We are over 7 billion humans on the planet. What fraction are we the Igala in this 7 billion? In fact, what fraction is the whole of Kogi State compared to the global numbers? Meanwhile, all of this is going to vanish one day. After that, the judgment when we will stand before our Maker to tell Him how righteous and holy we were here on earth when we thought that other tribes but us must exist. You claim you love God? He says if you cannot love my creation that you see, do not bother protesting how much you love Me Whom you have never seen.
The plan of God is that we share the earth and its resources. “The profit of the earth is for all,” is how the Holy Bible puts it.
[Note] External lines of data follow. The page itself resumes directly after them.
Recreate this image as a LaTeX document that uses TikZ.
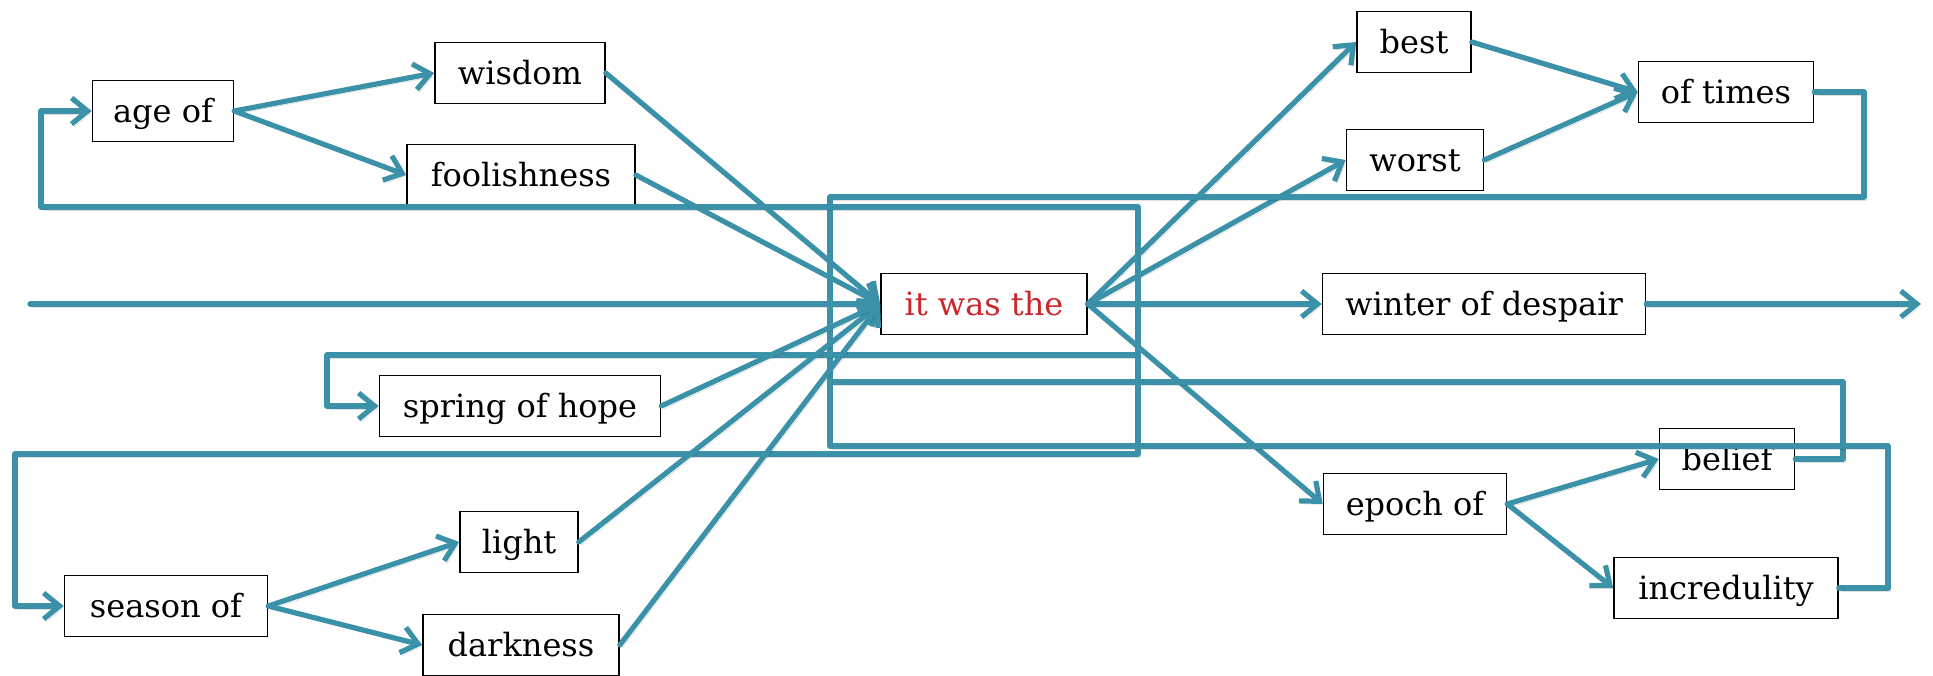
\documentclass[tikz,border=0pt]{standalone}
\usepackage{fontspec}
\setmainfont{DejaVu Serif}
\usetikzlibrary{arrows.meta}
\definecolor{flow}{RGB}{58,145,168}
\definecolor{wordred}{RGB}{200,40,45}
\begin{document}
\begin{tikzpicture}[x=0.5pt,y=-0.5pt,
  word/.style={draw=black, line width=0.8pt, fill=white, inner sep=0pt,
    minimum height=30.5pt, text height=13pt, text depth=2pt,
    font=\fontsize{16}{18}\selectfont},
  conn/.style={draw=flow, line width=2.6pt, line cap=round, line join=round,
    preaction={draw=black, opacity=0.12,
      transform canvas={shift={(1.2pt,-1.5pt)}}}},
  arr/.style={conn, -{Straight Barb[length=8pt,width=13pt]}}]
\useasboundingbox (0,0) rectangle (1933,675);

% word boxes
\node[word, minimum width=70.5pt]  (ageof)   at (163,111) {age of};
\node[word, minimum width=85pt]    (wisdom)  at (520,73)  {wisdom};
\node[word, minimum width=114pt]   (fool)    at (521,175) {foolishness};
\node[word, minimum width=57pt]    (best)    at (1414,42) {best};
\node[word, minimum width=68.5pt]  (worst)   at (1415,160) {worst};
\node[word, minimum width=87.5pt]  (oftimes) at (1726,92) {of times};
\node[word, minimum width=103pt, text=wordred] (itwas) at (984,304) {it was the};
\node[word, minimum width=161.5pt] (winter)  at (1484,304) {winter of despair};
\node[word, minimum width=140.5pt] (spring)  at (520,406) {spring of hope};
\node[word, minimum width=67.5pt]  (belief)  at (1727,459) {belief};
\node[word, minimum width=91.5pt]  (epoch)   at (1415,504) {epoch of};
\node[word, minimum width=112pt]   (incred)  at (1726,588) {incredulity};
\node[word, minimum width=101.5pt] (season)  at (166,606) {season of};
\node[word, minimum width=59pt]    (light)   at (519,542) {light};
\node[word, minimum width=98pt]    (dark)    at (521,645) {darkness};

% ends and corners of the routing lines
\coordinate (start)  at (30,304);
\coordinate (finish) at (1921,304);
\coordinate (jL) at (830,304);
\coordinate (jR) at (1138,304);
\coordinate (tR) at (1864,197);
\coordinate (bR) at (1843,382);
\coordinate (iR) at (1888,446);
\coordinate (aL) at (41,207);
\coordinate (sL) at (327,355);
\coordinate (seL) at (15,454);

% main line
\draw[arr] (start) -- (itwas.west);
\draw[arr] (itwas.east) -- (winter.west);
\draw[arr] (winter.east) -- (finish);

% branches out of "it was the"
\draw[arr] (itwas.east) -- (best.west);
\draw[arr] (itwas.east) -- (worst.west);
\draw[arr] (itwas.east) -- (epoch.west);
\draw[arr] (best.east) -- (oftimes.west);
\draw[arr] (worst.east) -- (oftimes.west);
\draw[arr] (epoch.east) -- (belief.west);
\draw[arr] (epoch.east) -- (incred.west);

% loops back into "it was the"
\draw[conn] (oftimes.east) -| (tR) -| (jL);
\draw[conn] (belief.east) -| (bR) -| (jL);
\draw[conn] (incred.east) -| (iR) -| (jL);

% loops from "it was the" to the left-hand starts
\draw[arr] (jR) |- (aL) |- (ageof.west);
\draw[arr] (jR) |- (sL) |- (spring.west);
\draw[arr] (jR) |- (seL) |- (season.west);

% left-hand branches
\draw[arr] (ageof.east) -- (wisdom.west);
\draw[arr] (ageof.east) -- (fool.west);
\draw[arr] (season.east) -- (light.west);
\draw[arr] (season.east) -- (dark.west);

% words leading back into "it was the"
\draw[arr] (wisdom.east) -- (itwas.west);
\draw[arr] (fool.east) -- (itwas.west);
\draw[arr] (spring.east) -- (itwas.west);
\draw[arr] (light.east) -- (itwas.west);
\draw[arr] (dark.east) -- (itwas.west);
\end{tikzpicture}
\end{document}
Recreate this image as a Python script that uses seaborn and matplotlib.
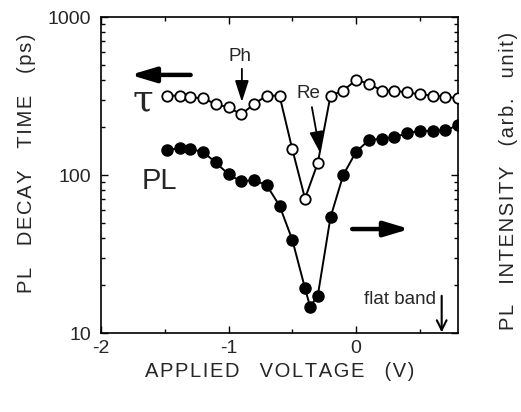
import matplotlib
matplotlib.use("Agg")
import matplotlib.pyplot as plt
import seaborn as sns
import numpy as np
import pandas as pd
from matplotlib.ticker import FixedLocator, LogLocator, NullFormatter

# ---- data ----
volt_tau = [-1.48, -1.38, -1.3, -1.2, -1.1, -1.0, -0.9, -0.8, -0.7, -0.6, -0.5, -0.4,
            -0.3, -0.2, -0.1, 0.0, 0.1, 0.2, 0.3, 0.4, 0.5, 0.6, 0.7, 0.8]
tau_ps = [318, 318, 310, 306, 281, 268, 242, 281, 318, 318, 146, 71,
          119, 318, 342, 399, 379, 342, 342, 333, 324, 318, 313, 306]

volt_pl = [-1.48, -1.38, -1.3, -1.2, -1.1, -1.0, -0.9, -0.8, -0.7, -0.6, -0.5, -0.4, -0.36,
           -0.3, -0.2, -0.1, 0.0, 0.1, 0.2, 0.3, 0.4, 0.5, 0.6, 0.7, 0.8]
pl_int = [143, 149, 146, 140, 120, 101, 91, 93, 86, 64, 39, 19.2, 14.7,
          17.2, 54, 100, 140, 166, 170, 173, 184, 190, 190, 192, 206]

x_major = [-2, -1, 0]
x_ticklabels = ["-2", "-1", "0"]
x_minor = [-1.5, -0.5, 0.5]
y_ticks = [10, 100, 1000]
y_ticklabels = ["10", "100", "1000"]

x_title = "APPLIED VOLTAGE (V)"
y_title = "PL DECAY TIME (ps)"
y2_title = "PL INTENSITY (arb. unit)"


def tracked(s, gap="\u200a", word="\u2003"):
    """Slightly letter-spaced text, as in the original figure."""
    return word.join(gap.join(w) for w in s.split(" "))


sns.set_style("ticks")
plt.rcParams['font.family'] = ['Liberation Sans', 'DejaVu Sans']

fig = plt.figure(figsize=(5.21, 4.12), dpi=100)
ax = fig.add_axes([101/521, 1-333/412, (458-101)/521, (333-17)/412])

df_tau = pd.DataFrame({"V": volt_tau, "val": tau_ps})
df_pl = pd.DataFrame({"V": volt_pl, "val": pl_int})

sns.lineplot(data=df_pl, x="V", y="val", ax=ax, color="black", lw=1.4,
             marker="o", markersize=8, markerfacecolor="black",
             markeredgecolor="black", markeredgewidth=1.0, zorder=3)
sns.lineplot(data=df_tau, x="V", y="val", ax=ax, color="black", lw=1.4,
             marker="o", markersize=7.5, markerfacecolor="white",
             markeredgecolor="black", markeredgewidth=1.3, zorder=4)

ax.set_yscale("log")
ax.set_xlim(-2, 0.8)
ax.set_ylim(10, 1000)
ax.set_yticks(y_ticks)
ax.set_yticklabels(y_ticklabels)
ax.yaxis.set_minor_locator(LogLocator(base=10, subs=np.arange(2, 10)))
ax.yaxis.set_minor_formatter(NullFormatter())
ax.xaxis.set_major_locator(FixedLocator(x_major))
ax.set_xticklabels(x_ticklabels)
ax.xaxis.set_minor_locator(FixedLocator(x_minor))

for s in ax.spines.values():
    s.set_linewidth(1.2)
    s.set_color("black")
ax.tick_params(which="both", direction="in", top=True, right=True,
               labelsize=14, color="black", width=1.0)
ax.tick_params(which="major", length=5, pad=5)
ax.tick_params(axis="y", which="major", pad=7)
ax.tick_params(which="minor", length=3)

ax.set_xlabel(tracked(x_title), fontsize=14.5)
ax.xaxis.set_label_coords(0.5, -0.092)
ax.xaxis.label.set_va("top")
ax.set_ylabel(tracked(y_title, word="\u2003\u200a"), fontsize=14.5)
ax.yaxis.set_label_coords(-(101-27)/357, (333-163)/316)
ax.yaxis.label.set_va("center")
fig.text(508/521, 1-181/412, tracked(y2_title), rotation=90,
         ha="center", va="center", fontsize=14.5)

# annotations
big = "-|>,head_length=1.5,head_width=0.45"
ax.annotate("", xy=(-1.77, 430), xytext=(-1.297, 430),
            arrowprops=dict(arrowstyle=big, color="black", lw=3.2,
                            shrinkA=0, shrinkB=0))
ax.annotate("", xy=(0.42, 45.5), xytext=(-0.03, 45.5),
            arrowprops=dict(arrowstyle=big, color="black", lw=3.2,
                            shrinkA=0, shrinkB=0))
ax.text(-1.674, 298, "τ", fontsize=27, family="DejaVu Serif",
        ha="center", va="center")
ax.text(-1.543, 92, "PL", fontsize=21, ha="center", va="center")

small = "-|>,head_length=1.3,head_width=0.42"
ax.text(-0.906, 560, "Ph", fontsize=13.5, ha="center", va="center")
ax.annotate("", xy=(-0.895, 290), xytext=(-0.895, 470),
            arrowprops=dict(arrowstyle=small, color="black", lw=1.3,
                            shrinkA=0, shrinkB=0))
ax.text(-0.371, 326, "Re", fontsize=13.5, ha="center", va="center")
ax.annotate("", xy=(-0.281, 138), xytext=(-0.346, 269),
            arrowprops=dict(arrowstyle=small, color="black", lw=1.3,
                            shrinkA=0, shrinkB=0))
ax.text(0.63, 16.2, "flat band", fontsize=13.5, ha="right", va="center")
ax.annotate("", xy=(0.672, 10.1), xytext=(0.672, 17.2),
            arrowprops=dict(arrowstyle="->,head_length=0.7,head_width=0.35",
                            color="black", lw=1.5, shrinkA=0, shrinkB=0))

fig.savefig("out.png", dpi=100)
Insisting that we must always take and take because we have the might or the numbers is contrary to the divine design of things. It is how we treat everyone of God’s creatures, whether Ebira, Okun or Igala that shows how much we love and fear the Creator. Anything short of equity and fairness in distributing the things we co-own with others is standard hypocrisy and unacceptable to God.
‘Love thy neigbour as thyself’ is not a suggestion, it is a command’. Love is always the greatest of the great virtues. It is always ahead of the other two, faith and hope. May our love bring life to our faith and hope as individuals and as a tribe.